A Hahnemann "Day In the Life"
A Resident Blog   

                                 by Rossana Lau, MD, PGY-2

It was Wednesday morning.  At 8:30 am we had our weekly PCMH (Patient Medical Centered Home) meeting where MDs, nursing, administrative and support staff, behavioral health staff, and medical students participate in team-building exercises, working toward making our patients the focal point - and the center - of practice redesign.

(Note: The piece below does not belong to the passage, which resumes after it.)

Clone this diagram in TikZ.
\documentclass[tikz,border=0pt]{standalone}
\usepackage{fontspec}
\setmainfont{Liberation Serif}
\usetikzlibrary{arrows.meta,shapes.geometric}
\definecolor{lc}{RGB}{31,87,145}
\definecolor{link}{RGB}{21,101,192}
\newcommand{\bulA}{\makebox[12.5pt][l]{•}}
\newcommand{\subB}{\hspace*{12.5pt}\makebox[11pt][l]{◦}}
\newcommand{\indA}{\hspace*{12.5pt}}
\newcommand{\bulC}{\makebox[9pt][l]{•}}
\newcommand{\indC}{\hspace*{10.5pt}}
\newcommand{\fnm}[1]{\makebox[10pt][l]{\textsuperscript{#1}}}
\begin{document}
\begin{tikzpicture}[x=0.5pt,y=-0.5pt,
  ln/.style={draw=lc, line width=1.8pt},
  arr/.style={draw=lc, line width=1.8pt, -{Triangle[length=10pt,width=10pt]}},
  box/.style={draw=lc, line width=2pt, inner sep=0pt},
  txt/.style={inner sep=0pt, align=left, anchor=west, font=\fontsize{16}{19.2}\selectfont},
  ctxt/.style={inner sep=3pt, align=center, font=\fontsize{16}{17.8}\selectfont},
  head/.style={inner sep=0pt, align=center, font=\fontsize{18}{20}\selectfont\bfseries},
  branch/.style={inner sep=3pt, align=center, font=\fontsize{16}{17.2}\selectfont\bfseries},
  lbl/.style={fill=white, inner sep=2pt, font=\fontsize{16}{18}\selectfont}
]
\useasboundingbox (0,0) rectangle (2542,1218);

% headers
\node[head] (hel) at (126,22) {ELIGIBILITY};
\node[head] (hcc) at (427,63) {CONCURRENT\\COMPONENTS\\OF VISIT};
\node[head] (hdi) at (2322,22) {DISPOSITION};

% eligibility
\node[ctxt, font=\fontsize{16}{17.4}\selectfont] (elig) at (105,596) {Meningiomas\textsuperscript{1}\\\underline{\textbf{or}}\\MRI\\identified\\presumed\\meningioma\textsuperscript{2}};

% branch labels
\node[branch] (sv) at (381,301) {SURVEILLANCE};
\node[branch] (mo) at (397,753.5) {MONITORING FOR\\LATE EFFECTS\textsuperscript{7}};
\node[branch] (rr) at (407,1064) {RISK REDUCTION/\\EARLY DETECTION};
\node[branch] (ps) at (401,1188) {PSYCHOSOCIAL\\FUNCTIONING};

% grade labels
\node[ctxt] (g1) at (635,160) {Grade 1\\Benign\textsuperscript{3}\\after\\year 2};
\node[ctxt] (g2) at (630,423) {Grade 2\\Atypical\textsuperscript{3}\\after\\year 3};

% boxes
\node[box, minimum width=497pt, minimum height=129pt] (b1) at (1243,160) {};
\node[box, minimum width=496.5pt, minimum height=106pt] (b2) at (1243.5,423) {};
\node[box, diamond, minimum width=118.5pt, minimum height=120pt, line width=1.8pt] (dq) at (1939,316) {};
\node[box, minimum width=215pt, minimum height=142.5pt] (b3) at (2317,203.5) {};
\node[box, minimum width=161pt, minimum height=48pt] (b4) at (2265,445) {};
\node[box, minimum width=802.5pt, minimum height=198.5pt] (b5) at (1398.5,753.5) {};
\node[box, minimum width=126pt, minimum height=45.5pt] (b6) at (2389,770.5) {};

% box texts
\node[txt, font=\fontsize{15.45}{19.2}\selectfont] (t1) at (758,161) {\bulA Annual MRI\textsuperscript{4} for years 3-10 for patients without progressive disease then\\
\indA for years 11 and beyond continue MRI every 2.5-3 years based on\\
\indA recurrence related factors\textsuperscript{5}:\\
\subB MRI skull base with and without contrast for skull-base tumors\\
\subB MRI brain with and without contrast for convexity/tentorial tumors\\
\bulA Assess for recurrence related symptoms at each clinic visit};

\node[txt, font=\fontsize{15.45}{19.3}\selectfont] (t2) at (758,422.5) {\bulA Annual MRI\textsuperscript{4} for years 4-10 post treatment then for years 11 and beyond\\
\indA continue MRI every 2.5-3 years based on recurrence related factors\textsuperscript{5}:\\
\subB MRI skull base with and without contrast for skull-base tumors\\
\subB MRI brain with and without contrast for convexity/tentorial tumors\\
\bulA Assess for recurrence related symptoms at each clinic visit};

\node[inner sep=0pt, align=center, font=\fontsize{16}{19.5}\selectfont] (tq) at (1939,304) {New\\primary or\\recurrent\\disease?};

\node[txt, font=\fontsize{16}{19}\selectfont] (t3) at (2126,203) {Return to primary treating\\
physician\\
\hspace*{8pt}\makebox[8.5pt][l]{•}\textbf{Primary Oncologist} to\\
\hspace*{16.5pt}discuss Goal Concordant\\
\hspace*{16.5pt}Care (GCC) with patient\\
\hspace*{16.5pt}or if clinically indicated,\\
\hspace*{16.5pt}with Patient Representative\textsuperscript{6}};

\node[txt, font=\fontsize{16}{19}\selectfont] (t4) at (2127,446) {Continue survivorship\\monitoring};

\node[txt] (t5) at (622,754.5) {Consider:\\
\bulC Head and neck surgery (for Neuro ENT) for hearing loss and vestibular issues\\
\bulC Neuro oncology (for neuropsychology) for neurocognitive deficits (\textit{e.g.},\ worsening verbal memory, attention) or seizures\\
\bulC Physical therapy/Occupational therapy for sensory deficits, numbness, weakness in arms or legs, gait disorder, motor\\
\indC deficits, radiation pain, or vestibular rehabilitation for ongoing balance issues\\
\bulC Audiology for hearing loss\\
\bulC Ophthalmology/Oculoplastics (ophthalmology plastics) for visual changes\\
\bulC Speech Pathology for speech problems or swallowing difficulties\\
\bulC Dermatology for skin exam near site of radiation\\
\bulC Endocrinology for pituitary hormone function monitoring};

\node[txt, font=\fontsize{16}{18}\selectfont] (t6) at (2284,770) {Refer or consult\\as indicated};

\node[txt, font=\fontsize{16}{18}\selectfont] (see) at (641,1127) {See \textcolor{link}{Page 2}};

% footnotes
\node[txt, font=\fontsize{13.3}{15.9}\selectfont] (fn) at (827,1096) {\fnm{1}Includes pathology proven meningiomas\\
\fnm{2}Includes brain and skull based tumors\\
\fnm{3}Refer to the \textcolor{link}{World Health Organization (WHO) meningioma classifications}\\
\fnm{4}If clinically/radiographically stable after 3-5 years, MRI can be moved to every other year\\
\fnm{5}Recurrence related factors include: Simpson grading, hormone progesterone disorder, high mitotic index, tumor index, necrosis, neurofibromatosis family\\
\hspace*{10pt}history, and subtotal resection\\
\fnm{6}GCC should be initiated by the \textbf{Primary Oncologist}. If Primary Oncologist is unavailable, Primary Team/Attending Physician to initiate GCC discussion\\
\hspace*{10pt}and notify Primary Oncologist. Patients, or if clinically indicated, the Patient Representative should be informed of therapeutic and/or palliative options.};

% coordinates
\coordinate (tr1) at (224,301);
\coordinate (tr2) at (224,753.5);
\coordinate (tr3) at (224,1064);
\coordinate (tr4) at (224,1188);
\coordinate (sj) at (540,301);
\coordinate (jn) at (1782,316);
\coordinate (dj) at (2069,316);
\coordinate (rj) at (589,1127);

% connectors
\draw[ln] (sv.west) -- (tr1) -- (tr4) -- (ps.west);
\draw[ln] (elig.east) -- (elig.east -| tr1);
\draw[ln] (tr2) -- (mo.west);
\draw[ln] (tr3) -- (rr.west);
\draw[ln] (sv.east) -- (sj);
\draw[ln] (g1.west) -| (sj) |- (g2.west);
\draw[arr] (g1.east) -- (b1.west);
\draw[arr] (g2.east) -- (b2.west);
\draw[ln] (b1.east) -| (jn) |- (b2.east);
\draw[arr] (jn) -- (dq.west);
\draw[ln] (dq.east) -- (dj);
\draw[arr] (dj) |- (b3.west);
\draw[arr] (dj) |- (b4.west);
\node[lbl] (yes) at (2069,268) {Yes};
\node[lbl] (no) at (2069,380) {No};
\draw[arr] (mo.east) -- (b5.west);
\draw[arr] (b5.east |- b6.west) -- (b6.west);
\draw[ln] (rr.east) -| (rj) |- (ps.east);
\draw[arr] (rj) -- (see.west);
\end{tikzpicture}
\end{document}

As our patients started to come in at the end of our meeting, I dropped my "ruddle" off at the nursing station. It is a way to communicate with our nursing staff to ensure certain requests are made (i.e. stamp labsheet, take BP in both arms, shoes off for microfilament test, etc) to ensure efficiency and work flow. My first patient today came to follow up on some abnormal labwork, which unfortunately point towards a threatened abortion. She was appropriately upset, but wanted to speak with someone. I paged our behavioral health fellow Caitlin, and she came into the room to talk to my patient.

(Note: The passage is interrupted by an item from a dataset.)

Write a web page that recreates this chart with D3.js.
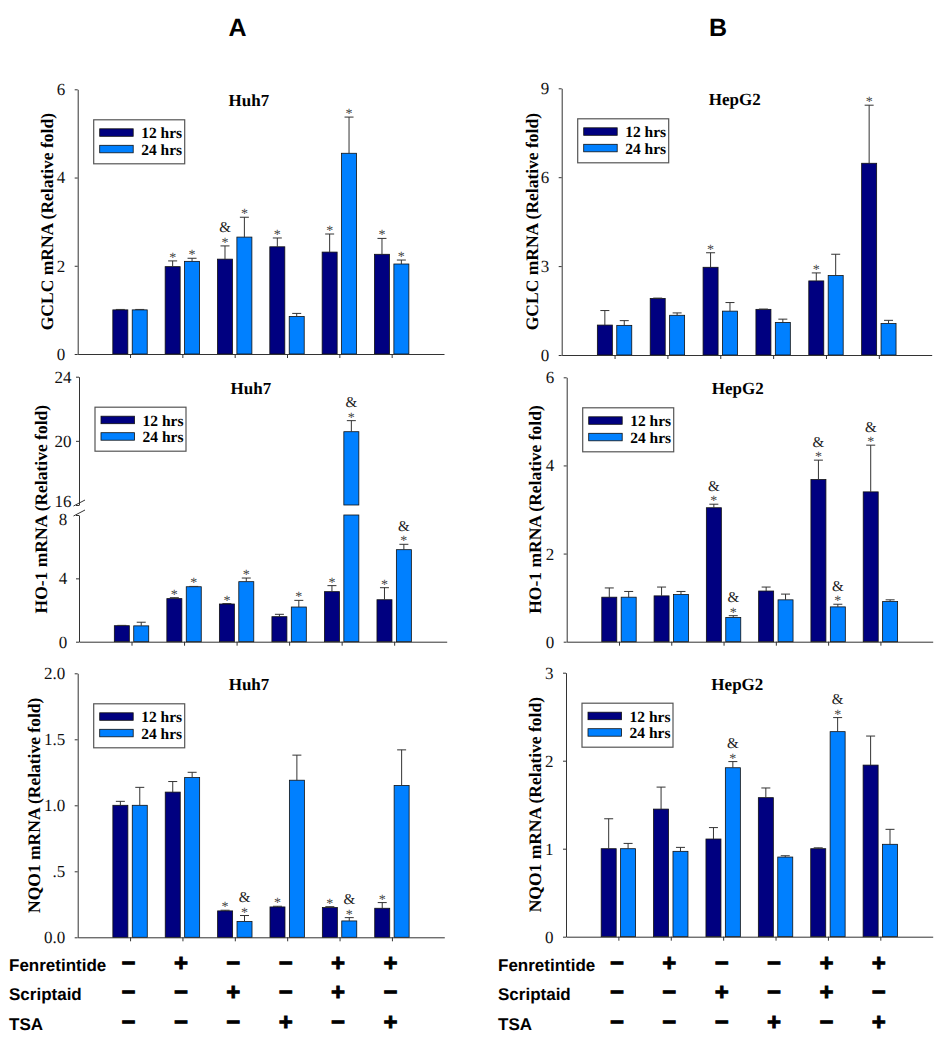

My second patient was a well child check for an infant with oculocutaneous albinism. I met her at her birth and have since become her PCP. After giving her parents a book from the "Reach Out and Read" program, I popped back into my first patient's room to check in with her. She was feeling better and we made decisions for followup and further work up.


I then went to the next room to meet my next patients, a son and his mom. The mom has dementia and her son is her primary caretaker and HCP. We addressed her needs first and went over the MOLST form today. We then shifted gears to focus on him. He is due for some labwork at our next visit and I provided him with a prestamped labsheet. My final patient this morning has a questionable lesion on his forehead that we will excise and send for pathology. We had him set up in the procedure room and performed a bunch biopsy.


Phew, what a morning.... I was also thinking about my patient who had a massive stroke several days ago while I was on vacation and was now in the ICU. I have been in communication with her husband and he was clearly distraught over, as he has been asked to decide how aggressive her care should be. After talking to him on the phone, I needed to debrief and stopped off at the office of one of our attendings.  I reviewed the case with Dr. Stephanie Carter, a recent Barre graduate who is now an attending at Hahnemann. She was very supportive and gave me advice and guidance.

One of the things I love about being at a tertiary academic medical center are the specialists I have as resources. Later on, I curbsided Dr. Suzana Makowski, a palliative care doc, and she pointed me towards other tools I can use to help the team ease suffering and ensure dignity. At the end of the day, I visited my patient and set up a family meeting later on in the week with the husband and the family as well as the ICU attending.

All in a day's work as a PCP at Hahnemann.